La Commission n’exclut pas non plus de se réformer : elle propose que le suivi des politiques économiques et budgétaires de la zone euro et de ses pays membres (dont elle a aujourd’hui la charge) soit regroupé au sein d’un Trésor (zone-)européen. Celui-ci exercerait aussi les compétences d’autres organes européens (comme le Mécanisme Européen de Stabilité) et serait également responsable de l’émission des titres de la dette publique de la zone et de gérer l’instrument de stabilisation macroéconomique. Le Trésor serait placé sous la responsabilité du nouveau super ministre de l’Économie et des Finances de la zone euro (voir ci-dessous). Une autre possibilité consisterait à faire évoluer l’actuel Mécanisme Européen de Stabilité en Fonds monétaire européen dont la mission serait de garantir la stabilité financière de la zone et de fournir une assistance financière aux États qui en ont besoin.
Les Verts avaient contribué au débat sur la zone euro en adoptant un ensemble de propositions (dont un résumé peut être trouvé ici : https://www.greens-efa.eu/en/article/still-time-to-reform-the-euro-area/)
Plusieurs idées que nous et d’autres avions formulées sont reprises par la Commission, comme la nécessité de mettre en place un instrument de stabilisation ou le fait que l’Eurogroupe actuellement présidé par un ministre des Finances (après Juncker à plusieurs reprises, le néerlandais Dijsselbloem) soit désormais présidé par un vice-président de la Commission. Cette fusion des rôles pourrait donner lieu à la création d’un poste de Ministre de la Zone euro. Tout cela doit aller de pair avec une plus grande légitimité et responsabilité qui proviendra d’un plus grand contrôle de la part du Parlement européen. De l’aveu du Commissaire à l’Économie, Pierre Moscovici, cette proposition doit se concrétiser d’ici aux prochaines élections du PE.

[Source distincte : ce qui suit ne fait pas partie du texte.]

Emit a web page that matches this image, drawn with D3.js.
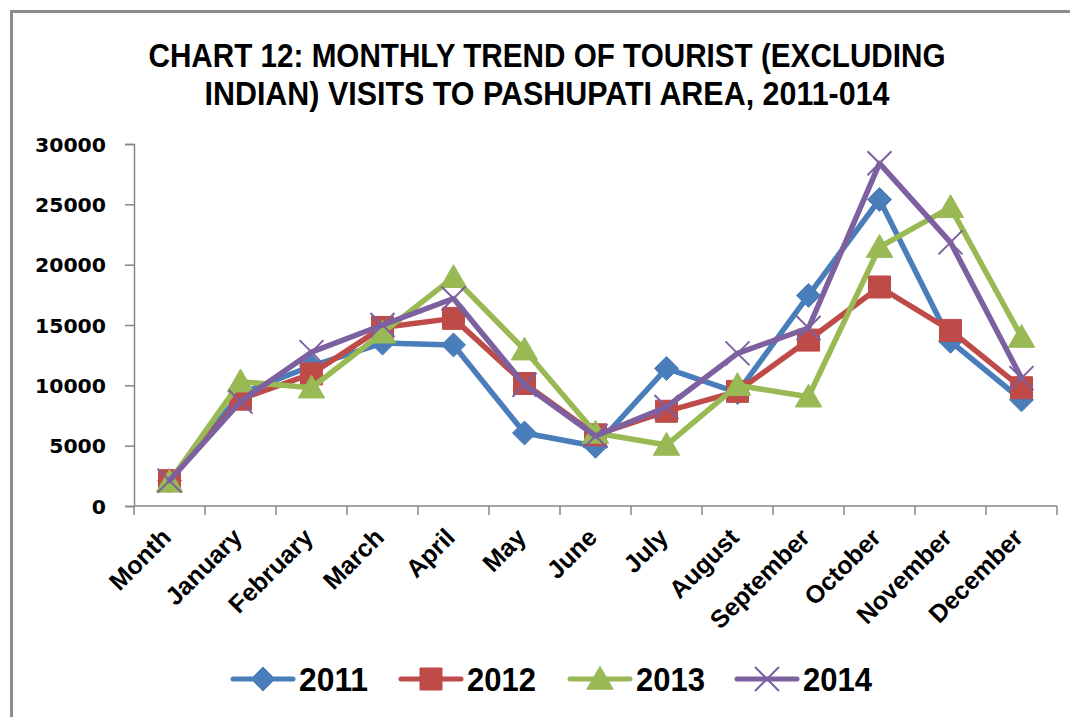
<!DOCTYPE html>
<html><head><meta charset="utf-8">
<script src="https://cdn.jsdelivr.net/npm/d3@7"></script>
<style>
html,body{margin:0;padding:0;background:#fff;}
svg{display:block;}
</style></head>
<body>
<svg id="chart" width="1070" height="717"></svg>
<script>
const categories = ["Month","January","February","March","April","May","June","July","August","September","October","November","December"];
const years = ["2011","2012","2013","2014"];
const v2011 = [2100, 9300, 11600, 13500, 13350, 6050, 4950, 11400, 9400, 17450, 25400, 13650, 8800];
const v2012 = [2100, 8850, 10950, 14800, 15550, 10150, 5900, 7850, 9500, 13750, 18150, 14550, 9800];
const v2013 = [2000, 10300, 9800, 14350, 18950, 12950, 6050, 5050, 10000, 9050, 21450, 24750, 14000];
const v2014 = [2100, 8650, 12750, 15000, 17200, 10050, 5800, 8200, 12650, 14750, 28400, 21850, 10600];
const yTicks = [0, 5000, 10000, 15000, 20000, 25000, 30000];
const titleLines = ["CHART 12: MONTHLY TREND OF TOURIST (EXCLUDING", "INDIAN) VISITS TO PASHUPATI AREA, 2011-014"];

const seriesValues = [v2011, v2012, v2013, v2014];
const colors = ["#4A7EBB", "#BE4B48", "#98B954", "#7D60A0"];
const markers = ["diamond", "square", "triangle", "cross"];

const svg = d3.select("#chart");
const narrow = "'Liberation Sans Narrow', 'Arial Narrow', 'Liberation Sans', sans-serif";

// frame
svg.append("path").attr("d", "M11.5,717 L11.5,11.5 L1070,11.5")
  .attr("fill", "none").attr("stroke", "#8c8c8c").attr("stroke-width", 3);

// title
svg.selectAll(".title").data(titleLines).enter().append("text")
  .attr("x", 547).attr("y", (d, i) => 67 + i * 38)
  .attr("text-anchor", "middle")
  .attr("font-family", narrow).attr("font-weight", "bold").attr("font-size", 33)
  .attr("fill", "#000")
  .attr("textLength", (d, i) => i === 0 ? 797 : 685).attr("lengthAdjust", "spacingAndGlyphs")
  .text(d => d);

const x = d3.scaleBand().domain(categories).range([134, 1057]);
const y = d3.scaleLinear().domain([0, 30000]).range([506, 144]);
const cx = c => x(c) + x.bandwidth() / 2;

// y axis
const yAxis = svg.append("g").attr("transform", "translate(134,0)")
  .call(d3.axisLeft(y).tickValues(yTicks).tickSize(9).tickPadding(19).tickFormat(d3.format("d")));
yAxis.select(".domain").attr("stroke", "#868686").attr("stroke-width", 1.5);
yAxis.selectAll(".tick line").attr("stroke", "#868686").attr("stroke-width", 1.5);
yAxis.selectAll(".tick text")
  .attr("font-family", "'DejaVu Sans', Verdana, sans-serif").attr("font-weight", "bold")
  .attr("font-size", 19.5).attr("fill", "#000").attr("dy", "0.36em")
  .attr("textLength", d => String(d).length * 14.2).attr("lengthAdjust", "spacingAndGlyphs");

// x axis
const xg = svg.append("g").attr("transform", "translate(0,506)");
xg.append("line").attr("x1", 134).attr("x2", 1057).attr("y1", 0).attr("y2", 0)
  .attr("stroke", "#868686").attr("stroke-width", 1.5);
const bounds = categories.map(c => x(c)).concat([x.range()[1]]);
xg.selectAll(".xt").data(bounds).enter().append("line")
  .attr("x1", d => d).attr("x2", d => d).attr("y1", 0).attr("y2", 9)
  .attr("stroke", "#868686").attr("stroke-width", 1.5);
xg.selectAll(".xl").data(categories).enter().append("text")
  .attr("transform", d => `translate(${cx(d) + 3},${33}) rotate(-45)`)
  .attr("text-anchor", "end")
  .attr("font-family", narrow).attr("font-weight", "bold")
  .attr("font-size", 25).attr("fill", "#000")
  .text(d => d);

function markerPath(type, s) {
  const h = s / 2;
  if (type === "diamond") return `M0,${-h}L${h},0L0,${h}L${-h},0Z`;
  if (type === "square") return `M${-h},${-h}H${h}V${h}H${-h}Z`;
  if (type === "triangle") return `M0,${-h * 1.05}L${h * 1.1},${h * 0.85}L${-h * 1.1},${h * 0.85}Z`;
  return `M${-h},${-h}L${h},${h}M${h},${-h}L${-h},${h}`;
}
function drawMarker(g, type, color, s) {
  const p = g.append("path").attr("d", markerPath(type, s));
  if (type === "cross") p.attr("fill", "none").attr("stroke", color).attr("stroke-width", 2);
  else p.attr("fill", color).attr("stroke", color).attr("stroke-width", 1);
}

const line = d3.line().x((d, i) => cx(categories[i])).y(d => y(d));
seriesValues.forEach((vals, si) => {
  const g = svg.append("g");
  g.append("path").datum(vals).attr("d", line)
    .attr("fill", "none").attr("stroke", colors[si]).attr("stroke-width", 5.5)
    .attr("stroke-linejoin", "round").attr("stroke-linecap", "round");
  vals.forEach((v, i) => {
    const mg = g.append("g").attr("transform", `translate(${cx(categories[i])},${y(v)})`);
    drawMarker(mg, markers[si], colors[si], markers[si] === "square" ? 22 : 24);
  });
});

// legend
const legX = [233, 401, 570, 737];
years.forEach((yr, i) => {
  const g = svg.append("g").attr("transform", `translate(${legX[i]},679)`);
  g.append("line").attr("x1", 0).attr("x2", 60).attr("y1", 0).attr("y2", 0)
    .attr("stroke", colors[i]).attr("stroke-width", 5).attr("stroke-linecap", "round");
  const mg = g.append("g").attr("transform", "translate(30,0)");
  drawMarker(mg, markers[i], colors[i], markers[i] === "square" ? 22 : 24);
  g.append("text").attr("x", 66).attr("y", 12)
    .attr("font-family", narrow).attr("font-weight", "bold").attr("font-size", 34)
    .attr("textLength", 69).attr("lengthAdjust", "spacingAndGlyphs")
    .attr("fill", "#000").text(yr);
});
</script>
</body></html>
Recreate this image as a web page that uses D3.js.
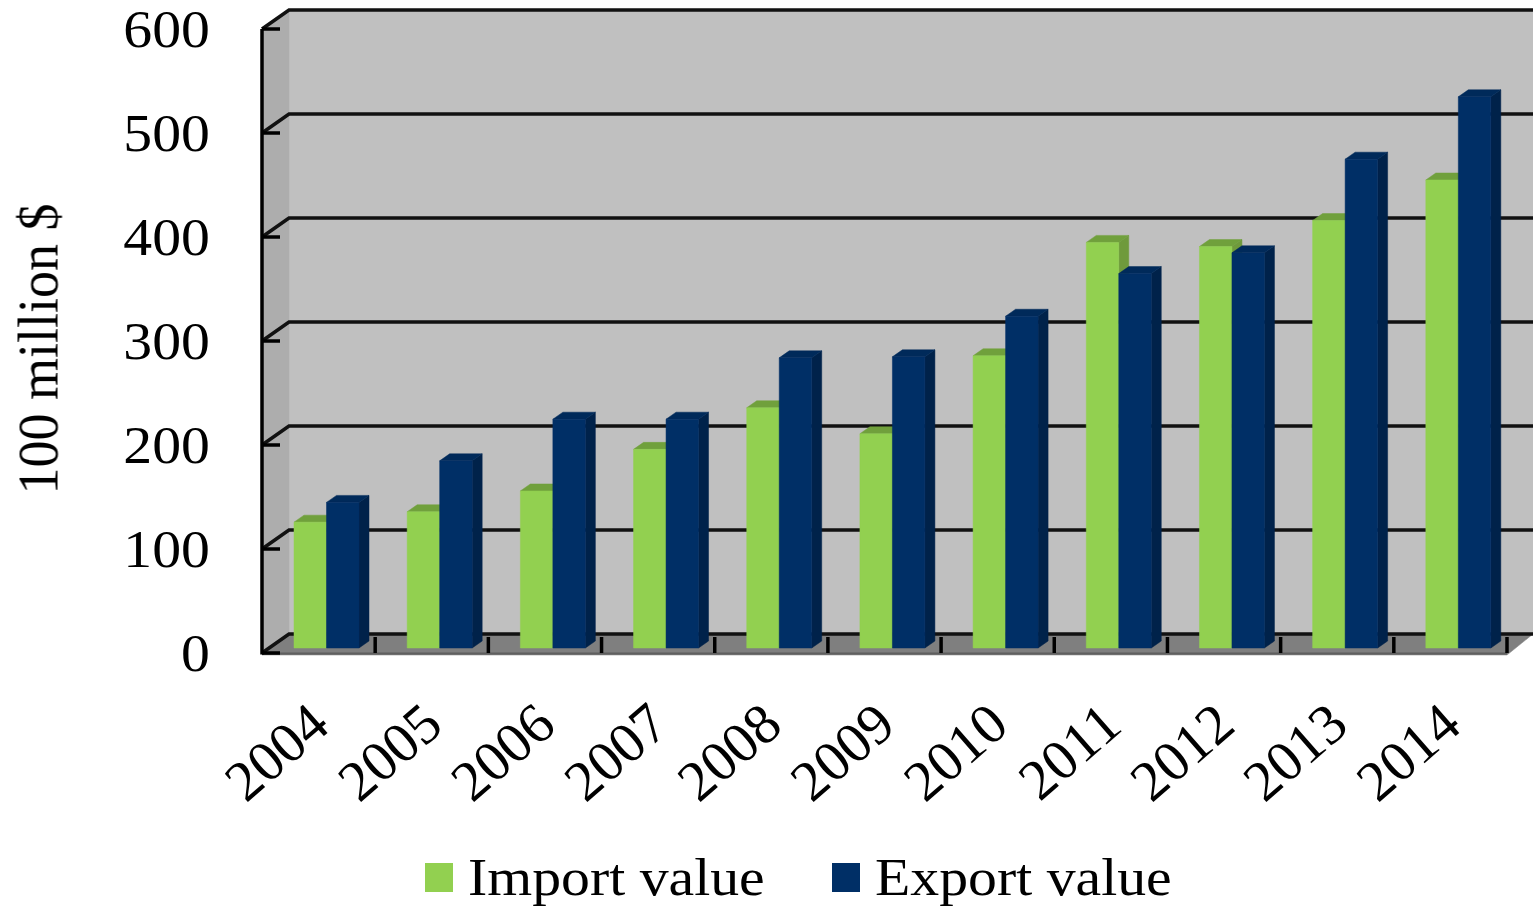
<!DOCTYPE html>
<html>
<head>
<meta charset="utf-8">
<script src="https://cdn.jsdelivr.net/npm/d3@7"></script>
<style>
body { margin: 0; background: #fff; }
svg { display: block; }
text { font-family: "Liberation Serif", serif; fill: #000; }
#plot { filter: blur(0.6px); }
</style>
</head>
<body>
<svg id="chart" width="1533" height="907"><g id="plot"></g></svg>
<script>

// === Data === //

var years = ['2004', '2005', '2006', '2007', '2008', '2009', '2010', '2011', '2012', '2013', '2014'];
var importValue = [121, 131, 151, 191, 231, 206, 281, 390, 386, 411, 450];
var exportValue = [140, 180, 220, 220, 279, 280, 319, 360, 380, 470, 530];
var yTicks = [0, 100, 200, 300, 400, 500, 600];
var seriesNames = ['Import value', 'Export value'];
var seriesFront = ['#92d050', '#002f66'];
var seriesTop = ['#70a03c', '#002a5a'];
var seriesSide = ['#6f9a3c', '#00224a'];


// === Layout === //

var svg = d3.select('#plot');

var left = 262, right = 1507;
var axisBottom = 653, axisTop = 29;
var wallDx = 27, wallDy = -19; // depth of the chart box
var barBase = 648;
var barDx = 10, barDy = -7; // depth of a bar
var chartRight = 1533;
var fontSize = 53;
var stretch = 1.09; // the reference text is wider than the plain font

var x = d3.scaleBand().domain(years).range([left, right]);
var xSeries = d3.scaleBand().domain(seriesNames).range([32, 97]);
var y = d3.scaleLinear().domain([0, 600]).range([axisBottom, axisTop]);


// === Box === //

function poly(points, fill) {
	svg.append('polygon')
		.attr('points', points.map(function(p) { return p.join(','); }).join(' '))
		.attr('fill', fill)
		.attr('stroke', fill)
		.attr('stroke-width', 0.5);
}

poly([[left + wallDx, y(600) + wallDy], [chartRight, y(600) + wallDy], [chartRight, y(0) + wallDy], [left + wallDx, y(0) + wallDy]], '#c0c0c0');
poly([[left, y(600)], [left + wallDx, y(600) + wallDy], [left + wallDx, y(0) + wallDy], [left, y(0)]], '#adadad');
poly([[left, y(0) + 2], [left + wallDx, y(0) + wallDy], [chartRight, y(0) + wallDy], [right, y(0) + 2]], '#7f7f7f');

svg.append('line')
	.attr('x1', left).attr('x2', right)
	.attr('y1', y(0) + 0.5).attr('y2', y(0) + 0.5)
	.attr('stroke', '#5f5f5f').attr('stroke-width', 2);

// grid lines go along the wall and round the corner to the axis
yTicks.forEach(function(t) {
	svg.append('polyline')
		.attr('points', [[left, y(t)], [left + wallDx, y(t) + wallDy], [chartRight, y(t) + wallDy]].map(function(p) { return p.join(','); }).join(' '))
		.attr('fill', 'none')
		.attr('stroke', '#111')
		.attr('stroke-width', 3.5);

	svg.append('line')
		.attr('x1', left).attr('x2', left + 18)
		.attr('y1', y(t)).attr('y2', y(t))
		.attr('stroke', '#000')
		.attr('stroke-width', 3.5);

	svg.append('text')
		.attr('transform', 'translate(210,' + (y(t) + 18) + ') scale(' + stretch + ',1)')
		.attr('text-anchor', 'end')
		.attr('font-size', fontSize)
		.text(t);
});

svg.append('line')
	.attr('x1', left).attr('x2', left)
	.attr('y1', y(600)).attr('y2', y(0) + 1.5)
	.attr('stroke', '#000').attr('stroke-width', 3.5);

years.forEach(function(d) {
	var tickX = x(d) + x.bandwidth();
	svg.append('line')
		.attr('x1', tickX).attr('x2', tickX)
		.attr('y1', y(0) - 16).attr('y2', y(0))
		.attr('stroke', '#000').attr('stroke-width', 3.5);
});


// === Bars === //

function drawBar(year, value, s) {
	var x0 = x(year) + xSeries(seriesNames[s]);
	var x1 = x0 + xSeries.bandwidth();
	var top = barBase - (axisBottom - y(value));

	poly([[x1, top], [x1 + barDx, top + barDy], [x1 + barDx, barBase + barDy], [x1, barBase]], seriesSide[s]);
	poly([[x0, top], [x0 + barDx, top + barDy], [x1 + barDx, top + barDy], [x1, top]], seriesTop[s]);
	poly([[x0, top], [x1, top], [x1, barBase], [x0, barBase]], seriesFront[s]);
}

years.forEach(function(d, i) {
	drawBar(d, importValue[i], 0);
	drawBar(d, exportValue[i], 1);
});


// === Labels === //

years.forEach(function(d) {
	var lx = x(d) + 70, ly = 729;
	svg.append('text')
		.attr('transform', 'translate(' + lx + ',' + ly + ') rotate(-41)')
		.attr('text-anchor', 'end')
		.attr('font-size', 57)
		.text(d);
});

svg.append('text')
	.attr('transform', 'translate(57,349) rotate(-90) scale(1,1.07)')
	.attr('text-anchor', 'middle')
	.attr('font-size', 54)
	.text('100 million $');


// === Legend === //

var legendX = [425, 832];

seriesNames.forEach(function(name, i) {
	svg.append('rect')
		.attr('x', legendX[i]).attr('y', 863)
		.attr('width', 28).attr('height', 29)
		.attr('fill', seriesFront[i]);

	svg.append('text')
		.attr('transform', 'translate(' + (legendX[i] + 43) + ',895) scale(' + stretch + ',1)')
		.attr('font-size', fontSize)
		.text(name);
});

</script>
</body>
</html>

Enfin, la Commission souhaite que l’Eurogroupe rende également des comptes devant le Parlement européen (ce qui serait une sage décision lorsque l’on repense à la manière peu courtoise avec laquelle son président, Jeroen Dijsselbloem, a balayé à cinq reprises une invitation à s’exprimer devant les européens). Cette proposition ainsi que la formalisation de la coopération entre les Parlement européen et les autres institutions intervenant dans la conduite de la zone euro devrait intervenir avant les prochaines élections de 2019.
Pour conclure le registre démocratique, la Commission ne désespère pas que la zone euro siège en lieu et place des États membres au Fonds monétaire international d’ici à 2025, soit avec un retard de près de 30 ans sur l’horaire initialement prévu.
Pour conclure, notons bien que la Commission ne fait ici aucune proposition très concrète ; l’objectif de sa communication consiste à dégager des lignes de convergence et lorsque celles-ci seront identifiées, on pourra rentrer dans le vif du sujet en discutant précisément des rouages des dispositifs à mettre en place. Et l’on sait que tout cela sera complexe dans la mesure où beaucoup de propositions sont sur la table, que certaines sont interdépendantes et que leur séquençage est important. Ainsi, si certaines idées peuvent voir le jour rapidement car elles relèvent de la volonté politique, la consolidation et la démocratisation de la zone euro prendra du temps. Mais la balle est désormais dans le camp des États membres qui ne peuvent se permettre de perdre davantage de temps.